Coming clean to your partner can be painful and nerve-wracking, as you can’t know for sure how they will react. They might be angry, disappointed, unhappy, and blame you completely in the moment, but as they process the information, they might be willing to find ways to move forward, such as by trying to set boundaries and address underlying issues.
By being honest with your partner, you give them the full information to determine for themselves if this is something they can accept—this can be important, as you are not the only person in the relationship. And if you keep it hidden, you might feel bad and guilty forever, constantly worrying that it could possibly come out at some point in time and disrupt your whole world.
How can I begin to accept responsibility without destroying myself?
Instead of shaming yourself, there are actionable steps you can take to accept responsibility, including being honest with your partner, cutting contact with the other person, and opening up to trusted friends, family members, and even therapists. Speaking about the incident can help you process, reflect, and move on.
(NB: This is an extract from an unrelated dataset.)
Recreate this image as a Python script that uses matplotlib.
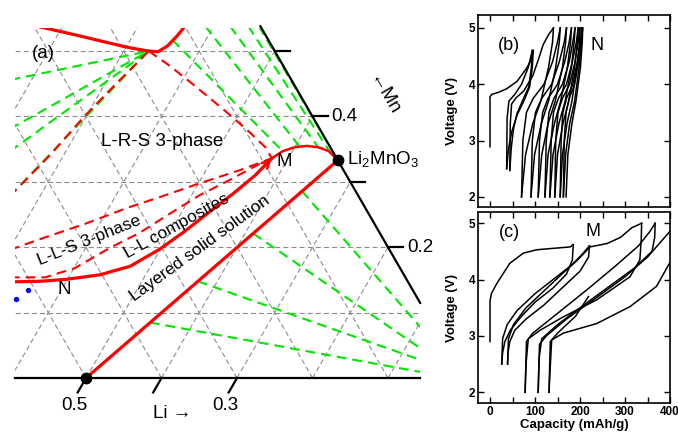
import numpy as np
import matplotlib.pyplot as plt
from matplotlib.patches import Polygon
from matplotlib.ticker import MultipleLocator

plt.rcParams['font.family'] = ['Liberation Sans', 'DejaVu Sans']
plt.rcParams['mathtext.fontset'] = 'custom'
plt.rcParams['mathtext.rm'] = 'Liberation Sans'

# ---------------- (a) phase diagram, points as (Li, Mn) cation fractions ----
li2mno3 = (0.667, 0.333)
li_half = (0.5, 0.0)
point_m = (0.578, 0.336)
kink = (0.333, 0.5)

# layered solid solution boundary (straight)
ss_li = [0.5, 0.667]
ss_mn = [0.0, 0.333]

# lower L-L composite boundary, through N up to M
ll_low_li = [0.326, 0.365, 0.399, 0.440, 0.473, 0.499, 0.519, 0.537, 0.555, 0.569, 0.578]
ll_low_mn = [0.147, 0.148, 0.151, 0.158, 0.171, 0.197, 0.225, 0.255, 0.284, 0.310, 0.336]

# dome from M to Li2MnO3
dome_li = [0.578, 0.587, 0.600, 0.615, 0.631, 0.648, 0.667]
dome_mn = [0.336, 0.347, 0.353, 0.355, 0.353, 0.347, 0.333]

# dashed boundaries
lls_up_li = [0.301, 0.336, 0.383, 0.424, 0.460, 0.502, 0.545, 0.578]
lls_up_mn = [0.196, 0.214, 0.237, 0.260, 0.277, 0.298, 0.318, 0.336]
ll_up_li = [0.322, 0.369, 0.401, 0.432, 0.460, 0.485, 0.511, 0.539, 0.562, 0.578]
ll_up_mn = [0.154, 0.154, 0.168, 0.199, 0.222, 0.251, 0.280, 0.303, 0.324, 0.336]
lrs_r_li = [0.333, 0.373, 0.411, 0.450, 0.490, 0.530, 0.561, 0.578]
lrs_r_mn = [0.500, 0.477, 0.453, 0.428, 0.402, 0.375, 0.353, 0.336]
lrs_l_li = [0.260, 0.282, 0.297, 0.314, 0.333]
lrs_l_mn = [0.278, 0.341, 0.398, 0.448, 0.500]

# solid boundary at the top
top_li = [0.171, 0.231, 0.276, 0.306, 0.333, 0.346, 0.354, 0.359, 0.362]
top_mn = [0.537, 0.523, 0.512, 0.505, 0.500, 0.499, 0.508, 0.523, 0.538]

# green tie lines
tie_tl_li = [0.172, 0.209, 0.226, 0.260]
tie_tl_mn = [0.456, 0.381, 0.347, 0.278]
tie_tr_li0 = [0.356, 0.389, 0.422, 0.446, 0.460]
tie_tr_mn0 = [0.517, 0.538, 0.538, 0.538, 0.538]
tie_tr_li1 = [0.587, 0.607, 0.631, 0.650, 0.667]
tie_tr_mn1 = [0.347, 0.353, 0.353, 0.346, 0.333]
tie_b_li0 = [0.643, 0.611, 0.574, 0.542]
tie_b_mn0 = [0.286, 0.221, 0.148, 0.085]
tie_b_li1 = [0.915, 0.928, 0.937, 0.945]
tie_b_mn1 = [0.069, 0.041, 0.025, 0.008]

blue_li = [0.356, 0.347]
blue_mn = [0.135, 0.121]

mn_ticks = [0.5, 0.4, 0.3, 0.2]
mn_labels = ['', '0.4', '', '0.2']
li_ticks = [0.5, 0.6, 0.7]
li_labels = ['0.5', '', '0.3']

# ---------------- (b) and (c) voltage profiles ----------------
b_loop_cap = [[0, 0, 4, 20, 37, 60, 80, 93, 96],
              [96, 94, 88, 75, 60, 48, 41, 37],
              [37, 38, 42, 55, 70, 85, 94],
              [94, 92, 86, 73, 60, 52, 47, 44],
              [44, 45, 48, 58, 75, 95, 108, 118, 130, 141]]
b_loop_v = [[2.89, 3.78, 3.82, 3.86, 3.92, 4.05, 4.27, 4.45, 4.60],
            [4.60, 4.30, 3.95, 3.70, 3.45, 3.15, 2.85, 2.50],
            [2.50, 3.40, 3.70, 3.82, 4.00, 4.30, 4.60],
            [4.60, 4.30, 3.95, 3.72, 3.48, 3.20, 2.85, 2.47],
            [2.47, 3.30, 3.65, 3.76, 3.88, 4.15, 4.45, 4.70, 4.88, 5.00]]
b_chg_v = [2.0, 3.0, 3.5, 3.75, 4.0, 4.4, 4.75, 5.0]
b_chg_cap = [[70, 73, 81, 96, 120, 139, 150, 156],
             [91, 94, 101, 115, 137, 154, 165, 170],
             [107, 110, 117, 129, 150, 166, 176, 181],
             [122, 125, 131, 142, 161, 176, 184, 189],
             [133, 136, 141, 152, 170, 183, 192, 196],
             [144, 146, 151, 161, 177, 189, 196, 200],
             [156, 158, 162, 170, 184, 194, 201, 204],
             [163, 165, 169, 176, 188, 197, 203, 206]]
b_dis_v = [5.0, 4.75, 4.3, 3.7, 3.3, 2.75, 2.0]
b_dis_cap = [[141, 139, 130, 113, 95, 79, 70],
             [156, 154, 146, 130, 114, 99, 91],
             [170, 168, 161, 145, 129, 115, 107],
             [181, 179, 172, 157, 143, 129, 122],
             [189, 187, 181, 167, 153, 140, 133],
             [196, 194, 188, 175, 162, 150, 144],
             [200, 199, 193, 182, 171, 161, 156],
             [204, 203, 198, 188, 177, 168, 163],
             [206, 205, 201, 191, 182, 173, 169]]

c_cap = [[0, 0, 3, 15, 44, 74, 104, 148, 178, 185],
         [185, 183, 170, 140, 100, 70, 45, 33, 28, 26],
         [26, 28, 38, 60, 100, 140, 180, 205, 221],
         [221, 219, 200, 160, 120, 80, 55, 44, 40, 39],
         [39, 41, 52, 80, 120, 160, 195, 222, 260, 290, 315, 337],
         [337, 336, 333, 311, 237, 163, 111, 85, 80, 78],
         [78, 81, 95, 150, 220, 280, 330, 355, 367],
         [367, 366, 360, 320, 260, 200, 150, 115, 109, 107],
         [107, 110, 125, 170, 240, 300, 350, 410],
         [410, 370, 311, 237, 163, 137, 131],
         [131, 134, 150, 190, 219]]
c_v = [[2.90, 3.62, 3.75, 3.93, 4.29, 4.47, 4.53, 4.56, 4.58, 4.62],
       [4.62, 4.35, 4.10, 3.85, 3.60, 3.35, 3.10, 2.90, 2.70, 2.50],
       [2.50, 2.95, 3.20, 3.45, 3.75, 4.00, 4.25, 4.45, 4.60],
       [4.60, 4.40, 4.15, 3.85, 3.55, 3.30, 3.10, 2.90, 2.70, 2.50],
       [2.50, 2.95, 3.20, 3.50, 3.80, 4.10, 4.35, 4.58, 4.64, 4.75, 4.92, 5.00],
       [5.00, 4.70, 4.35, 4.05, 3.64, 3.34, 3.10, 2.95, 2.50, 2.00],
       [2.00, 2.90, 3.05, 3.40, 3.85, 4.25, 4.60, 4.85, 5.00],
       [5.00, 4.75, 4.50, 4.20, 3.85, 3.50, 3.20, 2.95, 2.60, 2.00],
       [2.00, 2.85, 3.00, 3.30, 3.70, 4.05, 4.40, 4.95],
       [4.45, 3.88, 3.52, 3.22, 3.05, 2.93, 2.00],
       [2.00, 2.90, 3.05, 3.35, 3.70]]

cap_ticks = [0, 100, 200, 300, 400]
v_ticks = [2, 3, 4, 5]

# ---------------------------------------------------------------------------
W, H = 678, 433
fig = plt.figure(figsize=(W / 100, H / 100), dpi=100)


def fpos(x, y):
    return x / W, 1 - y / H


S3 = np.sqrt(3) / 2


def tern(li, mn):
    li = np.asarray(li, float)
    mn = np.asarray(mn, float)
    return li + mn / 2, mn * S3


ax = fig.add_axes([0, 0, 430 / W, 1])
ax.set_xlim(0.3861, 0.9556)
ax.set_ylim(-0.0728, 0.5007)
ax.axis('off')

# visible window: panel borders and the Ni = 0 edge
x_left, x_right, y_top = 0.406, 0.9424, 0.4636
clip = Polygon([(x_left, 0), (x_left, y_top), (1 - y_top / S3 / 2, y_top),
                (x_right, 2 * (1 - x_right) * S3), (x_right, 0)],
               closed=True, transform=ax.transData)


def draw(li, mn, **kw):
    x, y = tern(li, mn)
    line, = ax.plot(x, y, **kw)
    line.set_clip_path(clip)
    return line


# triangular grid
grid_kw = dict(color='#8c8c8c', lw=0.8, ls=(0, (4.5, 2.8)), zorder=1)
for v in np.arange(0.0, 1.01, 0.1):
    draw([v, v], [0, 0.6], **grid_kw)
    draw([1 - v, 0.4 - v], [0, 0.6], **grid_kw)
for m in np.arange(0.1, 0.55, 0.1):
    draw([0, 1 - m], [m, m], **grid_kw)

green = dict(color='#00e600', lw=1.5, ls=(0, (4.7, 2.9)), zorder=2)
for li0, mn0 in zip(tie_tl_li, tie_tl_mn):
    draw([li0, kink[0]], [mn0, kink[1]], **green)
for li0, mn0, li1, mn1 in zip(tie_tr_li0, tie_tr_mn0, tie_tr_li1, tie_tr_mn1):
    draw([li0, li1], [mn0, mn1], **green)
for li0, mn0, li1, mn1 in zip(tie_b_li0, tie_b_mn0, tie_b_li1, tie_b_mn1):
    draw([li0, li1], [mn0, mn1], **green)

red_dash = dict(color='red', lw=1.5, ls=(0, (4.7, 2.9)), zorder=3)
draw(lls_up_li, lls_up_mn, **red_dash)
draw(ll_up_li, ll_up_mn, **red_dash)
draw(lrs_r_li, lrs_r_mn, **red_dash)
draw(lrs_l_li, lrs_l_mn, **red_dash)

draw(ss_li, ss_mn, color='red', lw=2.3, zorder=4, solid_capstyle='round')
draw(ll_low_li, ll_low_mn, color='red', lw=2.3, zorder=4)
draw(dome_li, dome_mn, color='red', lw=1.8, zorder=4)
draw(top_li, top_mn, color='red', lw=2.3, zorder=4)
x0, y0 = tern(ll_low_li[-2], ll_low_mn[-2])
x1, y1 = tern(*point_m)
ax.annotate('', xy=(float(x1), float(y1)), xytext=(float(x0), float(y0)),
            arrowprops=dict(arrowstyle='->', color='red', lw=1.8,
                            mutation_scale=14, shrinkA=0, shrinkB=0), zorder=4)

# frame: base line and Ni = 0 edge
ax.plot([x_left, x_right], [0, 0], color='k', lw=1.6, zorder=5)
ex, ey = tern([1 - 0.538, 1 - 0.115], [0.538, 0.115])
ax.plot(ex, ey, color='k', lw=1.6, zorder=5)
for m, lab in zip(mn_ticks, mn_labels):
    tx, ty = tern(1 - m, m)
    ax.plot([tx, tx + 0.02], [ty, ty], color='k', lw=1.6, zorder=5)
    if lab:
        ax.text(tx + 0.025, ty, lab, fontsize=13.5, ha='left', va='center')
for l, lab in zip(li_ticks, li_labels):
    tx, ty = tern([l, l], [0, -0.022])
    ax.plot(tx, ty, color='k', lw=1.6, zorder=5)
    if lab:
        ax.text(tx[1] - 0.004, -0.036, lab, fontsize=13.5, ha='center', va='center')

px_, py_ = tern([li2mno3[0], li_half[0]], [li2mno3[1], li_half[1]])
ax.plot(px_, py_, 'o', color='k', ms=7.5, zorder=6, clip_on=False)
bx, by = tern(blue_li, blue_mn)
ax.plot(bx, by, 'o', color='blue', ms=2.8, zorder=6)

txt = dict(fontsize=13.5, ha='center', va='center')
rot = dict(fontsize=12.5, ha='center', va='center', rotation_mode='anchor')
fig.text(*fpos(43, 53), '(a)', **txt)
fig.text(*fpos(162, 142), 'L-R-S 3-phase', **txt)
fig.text(*fpos(284, 161), 'M', **txt)
fig.text(*fpos(64, 289), 'N', **txt)
fig.text(*fpos(89, 240), 'L-L-S 3-phase', rotation=22, **rot)
fig.text(*fpos(177, 226), 'L-L composites', rotation=29, **rot)
fig.text(*fpos(200, 248), 'Layered solid solution', rotation=36, **rot)
fig.text(*fpos(347, 160), r'Li$_\mathregular{2}$MnO$_\mathregular{3}$',
         fontsize=13.5, ha='left', va='center')
fig.text(*fpos(172, 414), 'Li \u2192', **txt)
fig.text(*fpos(383, 95), '\u2190Mn', rotation=-60, rotation_mode='anchor', **txt)

# ---------------- (b) and (c) ----------------
axb = fig.add_axes([478 / W, 1 - 207 / H, 192 / W, 192 / H])
axc = fig.add_axes([478 / W, 1 - 403 / H, 192 / W, 191 / H])
for a in (axb, axc):
    a.set_xlim(-26.7, 400)
    a.xaxis.set_minor_locator(MultipleLocator(50))
    a.set_xticks(cap_ticks)
    a.set_yticks(v_ticks)
    a.set_yticklabels([str(v) for v in v_ticks], fontweight='bold', fontsize=8.5)
    a.tick_params(which='both', direction='in', top=True, right=True,
                  length=4, width=1, pad=2)
    for s in a.spines.values():
        s.set_linewidth(1.2)
    a.set_ylabel('Voltage (V)', fontsize=9.5, fontweight='bold')
    a.yaxis.set_label_coords(-0.105, 0.5)
axb.set_ylim(1.82, 5.23)
axc.set_ylim(1.81, 5.2)
axb.tick_params(labelbottom=False)
axc.set_xticklabels([str(c) for c in cap_ticks], fontweight='bold', fontsize=8.5)
axc.set_xlabel('Capacity (mAh/g)', fontsize=9.5, fontweight='bold', labelpad=1)

for cap, v in zip(b_loop_cap, b_loop_v):
    axb.plot(cap, v, color='k', lw=1.1)
for cap in b_chg_cap:
    axb.plot(cap, b_chg_v, color='k', lw=1.1)
for cap in b_dis_cap:
    axb.plot(cap, b_dis_v, color='k', lw=1.1)
for cap, v in zip(c_cap, c_v):
    axc.plot(cap, v, color='k', lw=1.1)

fig.text(*fpos(509, 46), '(b)', fontsize=13, ha='center', va='center')
fig.text(*fpos(597, 45), 'N', fontsize=13, ha='center', va='center')
fig.text(*fpos(509, 233), '(c)', fontsize=13, ha='center', va='center')
fig.text(*fpos(593, 232), 'M', fontsize=13, ha='center', va='center')

fig.savefig('out.png', dpi=100)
Can a relationship survive after cheating?
Yes, a relationship can survive after cheating, provided you are willing to accept responsibility for your actions, you're willing to work at the relationship together, and you're able to establish trust in the relationship again.
What emotional needs usually lead people to cheat, and how can I address them?
Unmet emotional needs can lead a person to cheat on their significant other, especially if they feel unloved, aren’t enjoying the relationship, feel underappreciated, or have not been having sex. These feelings aren’t always a reflection of the relationship, and seeking individual therapy can help, but honest conversations can improve the relationship.
How do I repair trust and work through trust issues if we try to stay together?
To repair trust in a relationship, you can focus on communicating honestly, being transparent with your feelings, showing empathy for your partner, and letting trust develop slowly, showing your intent to stay and make it work.
What immediate practical steps should I take after cheating?
First of all, make sure the affair is over completely, cut contact with them, and take some time to reflect and process what has happened – whether through journaling or relaxing self-care activities. Then, you may speak to your partner and trusted friends and family about the incident.
How long does guilt usually last, and when should I seek therapy?
Every person experiences guilt differently, and it may last anywhere from days to months. To process guilt quicker, focus on self-reflection, be open and honest whenever you can, and seek therapy. Seeking therapy as soon as possible can be helpful, as it can give you a space to process feelings in a non-judgmental environment.